George Lucas must have the deepest pockets of any independent filmmaker on the planet. He self-financed Red Tails — the epic passion project about the Tuskegee Airmen he’s been fighting to bring to the big screen for 23 years — with close to $100 million of his personal fortune. Today he’s got to be smiling, though, because it looks like his investment has a shot at paying off.
It’ll be an uphill battle, but Red Tails soared in its opening weekend with $19.1 million, well beyond what distributor 20th Century Fox anticipated. That beats the openings of previous aerial adventure films like Sky Captain and the World of Tomorrow ($15.6 million), Stealth ($13.3 million), and Flyboys ($6 million).

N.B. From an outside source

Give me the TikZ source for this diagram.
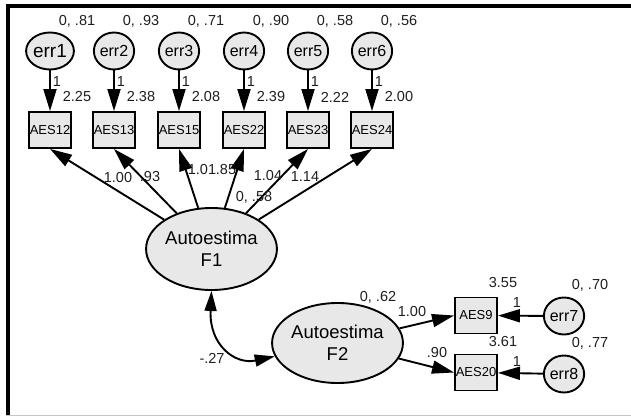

Next week it’ll have to compete against Liam Neeson battling wolves in The Grey, but Red Tails’ 43% Friday-to-Saturday jump, robust $7,604 per-screen average, and solid “A” CinemaScore, despite mixed critical reviews, bodes well for its future financial prospects. If it performs anything like The Girl With the Dragon Tattoo, which also opened with a little over $19 million during the extended Christmas weekend, Lucas might just break even. With Black History Month just around the corner, continued interest in the story of the first African-American fighter pilot squad is very likely.
This success is hard won for Lucas and Red Tails director Anthony Hemingway. After the African-American-driven World War II film Miracle at St. Anna tanked at the box office with a cumulative $7.9 million domestic gross (and a $45 million production budget) in 2008, Hollywood became especially wary of financing expensive war movies built around largely unknown black actors. Even with Lucas’ support, no studio was willing to finance Red Tails. So he ponied up the $58 million production budget and $35 million distribution costs (plus an additional amount for marketing) himself.
“The thing is, a predominantly white story centered around the Second World War would not have the pressure on it that Miracle at St. Anna had,” Red Tails star David Oyelowo tells EW. “Or that Red Tails now has. When Miracle at St. Anna wasn’t a huge success, it became a signal to the studios that, ‘Oh, this doesn’t work.’ But if Black Hawk Down hadn’t worked, it wouldn’t have meant that Clint Eastwood’s war movies weren’t going to get made.”
If Red Tails had relied on studio financing, odds are the film would have needed a bigger marquee name attached, like Denzel Washington, Samuel L. Jackson, or Will Smith. But like he did with American Graffiti and Star Wars, Lucas opted for a younger cast built around up-and-comers like Oyelowo (The Help, Rise of the Planet of the Apes), Leslie Odom (Smash), and Michael B. Jordan (Friday Night Lights), with Terrence Howard and Cuba Gooding Jr. as the only Hollywood veterans on hand. “If this had been studio financed,” Oyelowo says, “These actors would have been older because they would have needed established names. And, let’s face it, African-American actors very rarely get to be established names until they are in their 40s or beyond.”